● Task directions
Extract word for word the lines of the listing from its start to the line holding "import seaborn as sns", both ends kept; pictures are not part of the copy.

● Given data
·····

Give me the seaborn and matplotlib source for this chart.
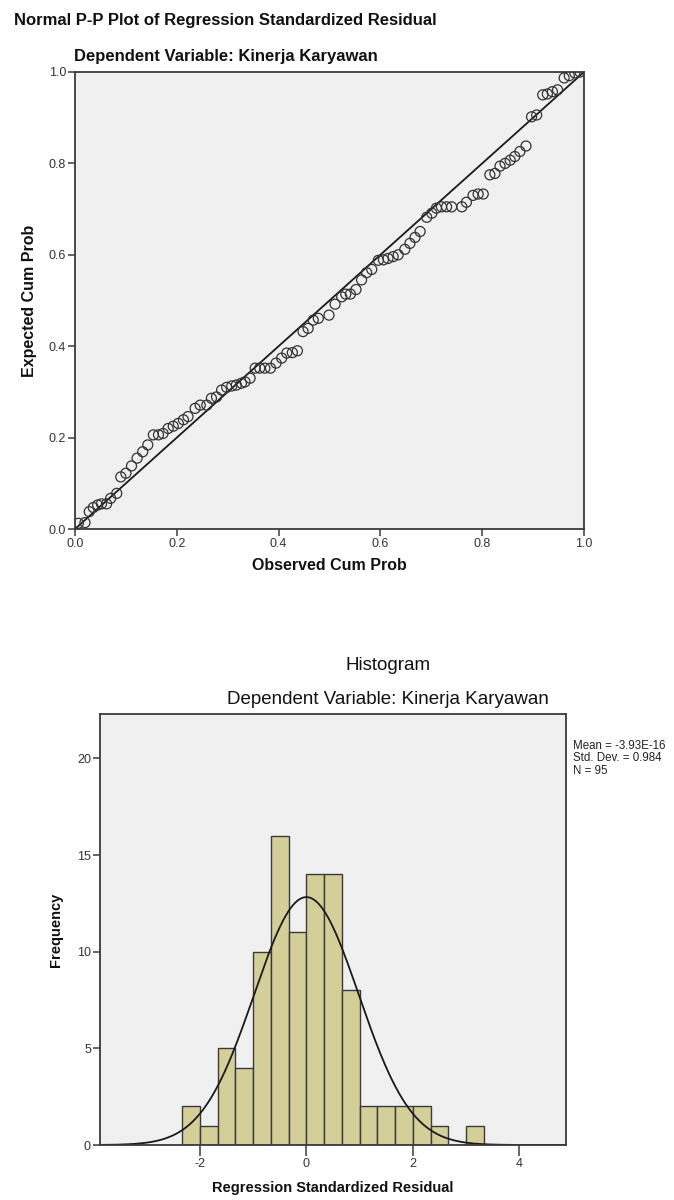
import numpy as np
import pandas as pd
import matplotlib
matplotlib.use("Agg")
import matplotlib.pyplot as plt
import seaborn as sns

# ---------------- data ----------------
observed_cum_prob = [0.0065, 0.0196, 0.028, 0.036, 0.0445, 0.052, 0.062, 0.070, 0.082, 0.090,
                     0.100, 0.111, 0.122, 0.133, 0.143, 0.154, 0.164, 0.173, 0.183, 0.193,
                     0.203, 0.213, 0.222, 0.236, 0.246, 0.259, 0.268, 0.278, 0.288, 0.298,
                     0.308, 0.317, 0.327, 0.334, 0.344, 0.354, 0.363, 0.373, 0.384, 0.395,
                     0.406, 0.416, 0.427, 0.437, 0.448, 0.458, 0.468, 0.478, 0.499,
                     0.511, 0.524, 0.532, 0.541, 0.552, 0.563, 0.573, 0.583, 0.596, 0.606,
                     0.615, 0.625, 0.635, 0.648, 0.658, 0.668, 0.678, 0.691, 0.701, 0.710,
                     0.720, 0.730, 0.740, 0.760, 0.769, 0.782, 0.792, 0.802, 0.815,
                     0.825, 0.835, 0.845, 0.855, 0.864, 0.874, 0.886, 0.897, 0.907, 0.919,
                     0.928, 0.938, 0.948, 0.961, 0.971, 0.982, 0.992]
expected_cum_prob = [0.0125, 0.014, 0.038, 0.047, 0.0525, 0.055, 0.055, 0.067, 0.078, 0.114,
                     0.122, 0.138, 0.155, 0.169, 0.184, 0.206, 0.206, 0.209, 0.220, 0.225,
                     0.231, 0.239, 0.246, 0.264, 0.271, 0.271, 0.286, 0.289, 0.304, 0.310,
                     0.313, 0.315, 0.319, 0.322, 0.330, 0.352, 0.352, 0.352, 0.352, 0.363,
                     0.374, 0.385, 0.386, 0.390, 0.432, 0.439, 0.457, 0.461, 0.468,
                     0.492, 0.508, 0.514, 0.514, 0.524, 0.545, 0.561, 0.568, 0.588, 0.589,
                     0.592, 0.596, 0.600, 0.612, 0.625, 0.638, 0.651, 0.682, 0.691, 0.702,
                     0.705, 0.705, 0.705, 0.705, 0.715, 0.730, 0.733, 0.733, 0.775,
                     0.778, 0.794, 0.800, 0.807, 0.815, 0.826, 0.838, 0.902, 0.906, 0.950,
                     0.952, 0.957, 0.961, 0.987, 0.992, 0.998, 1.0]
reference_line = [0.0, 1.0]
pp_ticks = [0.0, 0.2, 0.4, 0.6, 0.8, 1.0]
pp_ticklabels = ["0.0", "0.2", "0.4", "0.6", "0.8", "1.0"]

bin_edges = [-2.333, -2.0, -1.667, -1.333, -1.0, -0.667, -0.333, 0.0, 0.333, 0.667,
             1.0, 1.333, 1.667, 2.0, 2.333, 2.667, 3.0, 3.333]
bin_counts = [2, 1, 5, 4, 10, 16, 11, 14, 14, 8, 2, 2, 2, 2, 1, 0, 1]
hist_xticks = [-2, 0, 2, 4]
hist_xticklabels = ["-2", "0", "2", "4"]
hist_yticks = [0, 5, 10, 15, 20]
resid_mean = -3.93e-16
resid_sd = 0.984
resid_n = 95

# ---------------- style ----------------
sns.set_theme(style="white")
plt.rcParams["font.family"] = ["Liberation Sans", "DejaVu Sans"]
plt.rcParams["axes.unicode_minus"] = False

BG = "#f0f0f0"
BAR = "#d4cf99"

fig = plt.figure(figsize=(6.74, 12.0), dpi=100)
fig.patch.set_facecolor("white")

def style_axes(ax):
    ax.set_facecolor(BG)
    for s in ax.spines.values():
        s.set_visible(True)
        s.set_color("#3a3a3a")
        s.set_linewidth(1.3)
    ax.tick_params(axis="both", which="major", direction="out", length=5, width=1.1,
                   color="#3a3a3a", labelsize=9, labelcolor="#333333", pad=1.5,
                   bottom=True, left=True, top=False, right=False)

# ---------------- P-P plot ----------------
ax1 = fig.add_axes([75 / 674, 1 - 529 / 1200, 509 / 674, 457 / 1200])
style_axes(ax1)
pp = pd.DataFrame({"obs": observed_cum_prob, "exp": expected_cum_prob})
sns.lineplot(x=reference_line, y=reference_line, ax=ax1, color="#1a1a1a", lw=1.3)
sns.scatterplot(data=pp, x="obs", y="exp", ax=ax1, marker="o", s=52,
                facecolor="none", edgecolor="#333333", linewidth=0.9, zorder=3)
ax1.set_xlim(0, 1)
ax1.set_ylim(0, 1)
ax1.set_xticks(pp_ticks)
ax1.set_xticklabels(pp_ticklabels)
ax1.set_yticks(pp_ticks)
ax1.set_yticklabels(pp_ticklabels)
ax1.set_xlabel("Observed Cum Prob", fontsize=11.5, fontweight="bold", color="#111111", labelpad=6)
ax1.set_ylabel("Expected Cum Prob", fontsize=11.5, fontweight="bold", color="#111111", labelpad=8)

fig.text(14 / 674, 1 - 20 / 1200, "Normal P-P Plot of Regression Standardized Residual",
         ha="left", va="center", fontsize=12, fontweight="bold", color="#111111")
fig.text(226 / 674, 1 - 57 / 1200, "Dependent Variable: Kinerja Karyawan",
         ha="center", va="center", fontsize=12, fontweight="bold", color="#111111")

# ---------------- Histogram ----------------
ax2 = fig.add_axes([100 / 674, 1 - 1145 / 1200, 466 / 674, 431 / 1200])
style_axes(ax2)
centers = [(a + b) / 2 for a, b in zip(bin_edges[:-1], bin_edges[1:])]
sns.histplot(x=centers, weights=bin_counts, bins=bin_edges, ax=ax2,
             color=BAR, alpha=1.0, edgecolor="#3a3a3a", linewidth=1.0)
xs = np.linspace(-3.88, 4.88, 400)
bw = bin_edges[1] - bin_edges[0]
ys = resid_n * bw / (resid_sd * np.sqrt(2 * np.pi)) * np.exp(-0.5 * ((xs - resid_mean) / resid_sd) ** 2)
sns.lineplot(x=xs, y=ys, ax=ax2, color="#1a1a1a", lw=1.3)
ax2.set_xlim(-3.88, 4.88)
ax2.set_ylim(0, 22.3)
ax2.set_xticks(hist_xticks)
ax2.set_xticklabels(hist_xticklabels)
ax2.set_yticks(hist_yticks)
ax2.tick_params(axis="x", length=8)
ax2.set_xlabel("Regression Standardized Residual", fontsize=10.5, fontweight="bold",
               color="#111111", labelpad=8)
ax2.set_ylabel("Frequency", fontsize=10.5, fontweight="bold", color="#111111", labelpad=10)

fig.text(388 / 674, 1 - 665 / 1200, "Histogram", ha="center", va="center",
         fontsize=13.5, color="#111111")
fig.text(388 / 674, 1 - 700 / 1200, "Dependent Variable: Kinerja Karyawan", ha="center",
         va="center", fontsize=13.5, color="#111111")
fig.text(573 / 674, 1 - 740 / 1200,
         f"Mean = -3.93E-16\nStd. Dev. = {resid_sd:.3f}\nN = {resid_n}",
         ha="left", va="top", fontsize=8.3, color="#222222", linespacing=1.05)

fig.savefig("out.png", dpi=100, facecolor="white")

·····

● Complete answer
Give me the seaborn and matplotlib source for this chart.
import numpy as np
import pandas as pd
import matplotlib
matplotlib.use("Agg")
import matplotlib.pyplot as plt
import seaborn as sns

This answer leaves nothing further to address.